Sunday, 3 November 2013

The Last Hanging at Tyburn

To end the week of Halloween, we return to the Tyburn gallows on the anniversary of the last public hanging at this iconic place, that of a highwayman named John Austin. Now, I take as my inspiration the notes of my dear of grandmother Gilflurt and unfortunately, a rather ribald night with the Duke of Marlborough resulted in a gin spillage that has smudged the date somewhat and she is too cloudy to recall at present. Historians are not in agreement on the date of this final hanging with both 3rd and 7th November 1783 given as likely candidates. Since the trial at the Old Bailey definitely took place on 29th October, I am going to plump for 3rd so let us continue!


Plaque at the site of the Tyburn Tree

On 23rd October 1783, John Spicer was on the road for London, having left Grays in Essex with the intention of finding a new situation in life. Unfamiliar with the city, Spicer had been glad to make the friendship of two men who offered to direct him to reputable lodgings and travelled with him for a couple of days. However, rather than conduct him safely to a rooming house, the men took their victim to open fields near Bethnal Green and threatened him with a cutlass, leaving him in no doubt that he would die if he did not go along with their demands to hand over his valuables. Despite being outnumbered and unarmed, Spicer fought furiously but Austin and his accomplice were able to wrestle him to the ground, tying his hands tightly and taking all of his possessions.

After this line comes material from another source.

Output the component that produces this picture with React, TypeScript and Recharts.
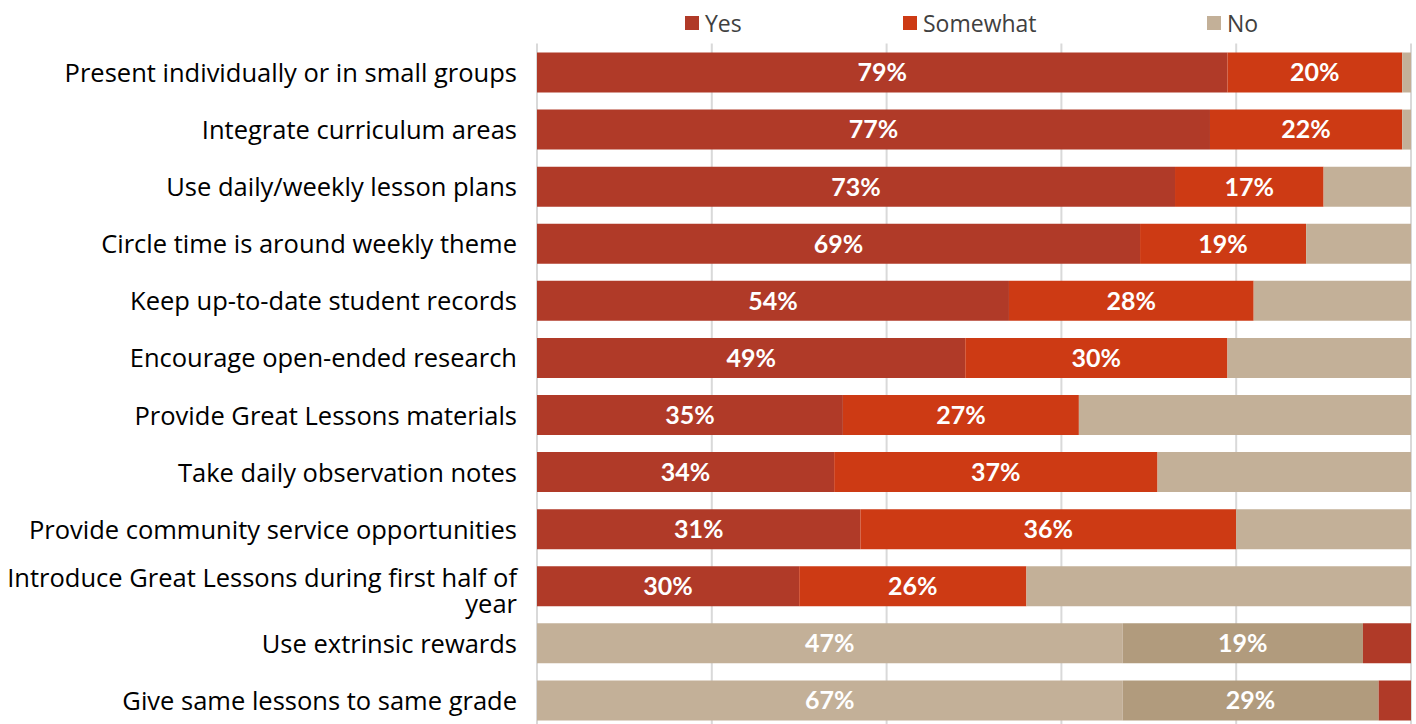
import React from "react";
import { BarChart, Bar, XAxis, YAxis, CartesianGrid, Cell, LabelList, Legend } from "recharts";

const categories = [
  "Present individually or in small groups",
  "Integrate curriculum areas",
  "Use daily/weekly lesson plans",
  "Circle time is around weekly theme",
  "Keep up-to-date student records",
  "Encourage open-ended research",
  "Provide Great Lessons materials",
  "Take daily observation notes",
  "Provide community service opportunities",
  "Introduce Great Lessons during first half of year",
  "Use extrinsic rewards",
  "Give same lessons to same grade",
];

// Segment widths as drawn (left, middle, right)
const firstSegment = [79, 77, 73, 69, 54, 49, 35, 34, 37, 30, 67, 67];
const secondSegment = [20, 22, 17, 19, 28, 30, 27, 37, 43, 26, 27.5, 29.3];
const thirdSegment = [1, 1, 10, 12, 18, 21, 38, 29, 20, 44, 5.5, 3.7];

// Printed labels
const firstLabels = ["79%", "77%", "73%", "69%", "54%", "49%", "35%", "34%", "31%", "30%", "47%", "67%"];
const secondLabels = ["20%", "22%", "17%", "19%", "28%", "30%", "27%", "37%", "36%", "26%", "19%", "29%"];

// Rows drawn in reversed order (No first)
const reversedRows = [false, false, false, false, false, false, false, false, false, false, true, true];

const legendNames = ["Yes", "Somewhat", "No"];
const xTicks = [0, 20, 40, 60, 80, 100];

const YES = "#b03a28";
const SOMEWHAT = "#cd3a14";
const NO = "#c3b098";
const NO_DARK = "#b19b7d";

const normalColors = [YES, SOMEWHAT, NO];
const reversedColors = [NO, NO_DARK, YES];

const data = categories.map((c, i) => ({
  name: c,
  s1: firstSegment[i],
  s2: secondSegment[i],
  s3: thirdSegment[i],
  l1: firstLabels[i],
  l2: secondLabels[i],
  rev: reversedRows[i],
}));

const FONT = "'Open Sans', Lato, sans-serif";
const LABEL_FONT = "Lato, 'Open Sans', sans-serif";

function wrap(text: string, max: number): string[] {
  const words = text.split(" ");
  const lines: string[] = [];
  let cur = "";
  for (const w of words) {
    const next = cur ? cur + " " + w : w;
    if (next.length > max && cur) {
      lines.push(cur);
      cur = w;
    } else cur = next;
  }
  if (cur) lines.push(cur);
  return lines;
}

const CategoryTick = (props: any) => {
  const { x, y, payload } = props;
  const lines = wrap(String(payload.value), 44);
  const lh = 26;
  const start = y - ((lines.length - 1) * lh) / 2 + (lines.length > 1 ? 4 : 0);
  return (
    <text textAnchor="end" fontFamily={FONT} fontSize={25.5} fill="#000">
      {lines.map((l, i) => (
        <tspan key={i} x={x} y={start + i * lh} dominantBaseline="central">
          {l}
        </tspan>
      ))}
    </text>
  );
};

const legendLefts = [685, 903, 1207];

const LegendContent = () => (
  <div style={{ position: "relative", width: 1416, height: 36 }}>
    {legendNames.map((n, i) => (
      <div
        key={n}
        style={{
          position: "absolute",
          left: legendLefts[i],
          top: 5,
          display: "flex",
          alignItems: "center",
          fontFamily: FONT,
          fontSize: 23,
          color: "#404040",
          lineHeight: "20px",
        }}
      >
        <span style={{ display: "inline-block", width: 14, height: 14, background: normalColors[i], marginRight: 6 }} />
        <span>{n}</span>
      </div>
    ))}
  </div>
);

export default function App() {
  return (
    <div style={{ position: "absolute", left: 0, top: 0 }}>
      <BarChart
        width={1416}
        height={740}
        data={data}
        layout="vertical"
        margin={{ top: 7.5, right: 5, bottom: 11.5, left: 0 }}
        barCategoryGap={17}
      >
        <Legend verticalAlign="top" content={<LegendContent />} wrapperStyle={{ left: 0, width: 1416 }} />
        <CartesianGrid horizontal={false} vertical={true} stroke="#d9d9d9" strokeWidth={2} />
        <XAxis type="number" domain={[0, 100]} ticks={xTicks} hide />
        <YAxis
          type="category"
          dataKey="name"
          width={537}
          axisLine={false}
          tickLine={false}
          tickSize={0}
          tickMargin={20}
          tick={<CategoryTick />}
          interval={0}
        />
        <Bar dataKey="s1" stackId="a" barSize={40} isAnimationActive={false}>
          {data.map((d, i) => (
            <Cell key={i} fill={d.rev ? reversedColors[0] : normalColors[0]} />
          ))}
          <LabelList dataKey="l1" position="center" fill="#fff" fontFamily={LABEL_FONT} fontWeight={700} fontSize={25} />
        </Bar>
        <Bar dataKey="s2" stackId="a" barSize={40} isAnimationActive={false}>
          {data.map((d, i) => (
            <Cell key={i} fill={d.rev ? reversedColors[1] : normalColors[1]} />
          ))}
          <LabelList dataKey="l2" position="center" fill="#fff" fontFamily={LABEL_FONT} fontWeight={700} fontSize={25} />
        </Bar>
        <Bar dataKey="s3" stackId="a" barSize={40} isAnimationActive={false}>
          {data.map((d, i) => (
            <Cell key={i} fill={d.rev ? reversedColors[2] : normalColors[2]} />
          ))}
        </Bar>
      </BarChart>
    </div>
  );
}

The attack was interrupted by James Strong, a local man who had been working in his employer's garden. His efforts to apprehend the assailants were unsuccessful but he took the badly wounded Spicer to the infirmary, where his injuries were tended. It appeared then that Austin and his accomplice had made good their escape but the greedy felon returned to the scene of his crime in daylight to see if he had left anything behind. Strong apprehended Austin, who complained that he was an innocent man; he explained that he had been forced to participate in the robbery by a stranger, who threatened him with death if he did not comply. Whilst the men waited for the watch to arrive, Austin was locked in a stable and, when he was released, the takings from the robbery were found concealed in his makeshift prison.


Industry and Idleness, Plate 11; The Idle 'Prentice Executed at Tyburn by William Hogarth
Industry and Idleness, Plate 11; The Idle 'Prentice Executed at Tyburn by William Hogarth 

After hearing the testimonies and defence, the judge, Mr Eyre, passed sentence of death on Austin and just days later he was taken by cart to the Tyburn gallows amid a crowd of spectators. The condemned man apparently passed the journey in a dignified fashion though panic overtook him as the noose was fixed and he told the crowd, "Good people, I request your prayers for the salvation of my departing soul; let my example teach you to shun the bad ways I have followed; keep good company, and mind the word of God." This short speech completed, the cap was put over his head and as he began to speak again the cart started forward and the noose tightened; rather than face a quick death, Austin was slowly strangled for ten minutes.

Austin was the last man to die at Tyburn and from that day hangings moved to Newgate. There are many more stories to tell of this dark place but for now, I hope you pass a restful Sunday and take care on the road to London, no matter how friendly your travelling companions might seem.

13 comments:

Julian Rixon said...

I wonder why we commemorate these sites with such ceremony! In any case, this just goes to show that it's really true: the perpetrator does return to the scene of the crime, foolish man that he was!

Anonymous said...

An interesting article, but one thing that has become very noticeable we as a country in the past liked to celebrate hangings and executions, much like the french with the guillotine.

Over the years many people have been hanged!

Madame Gilflurt said...

They certainly were; in his marvellous book, The Hanging Tree, Vic Gattrell estimates that around 7,000 people were hanged during the years of "the Bloody Code".

Grace Elliot said...

I didn't realise there was a plaque to commemorate the Tyburn tree. Do you know where the spot is exactly?
G x

Madame Gilflurt said...

Indeed I do; it's at the corner of Edgware Road and Bayswater Road and visible on Google maps in the middle of a traffic island, at the foot of the green road sign. http://tinyurl.com/mrphq4b

Madame Gilflurt said...

And when he *did* return, he found more than he had bargained for!

John Yohalem said...

When was the last hanging, drawing and quartering? I think that was in 1746.

Madame Gilflurt said...

I believe you are correct; I need to check my Gatrell to be sure but I think I have read references to later executions encompassing hanging, beheading and quartering which is subtly different!

Gem Twitcher said...

...and there is a Convent near to the site of the Tyburn "tree"-to pray for the souls of the departed.

Catherine Curzon said...

Indeed, sir, indeed.

Tony Rotherham said...

If hangings were still around. I can guarantee that thousands of people would still turn up.
It's that morbid curiosity that we as a race have with death.

Catherine Curzon said...

I agree, people would definitely fill the square...

Mike said...

Anyone who finds this subject of interest should read "An Enquiry into the Causes of the Frequent Executions at Tyburn" by Malvin Zirker, written in 1725. It's a remarkable essay.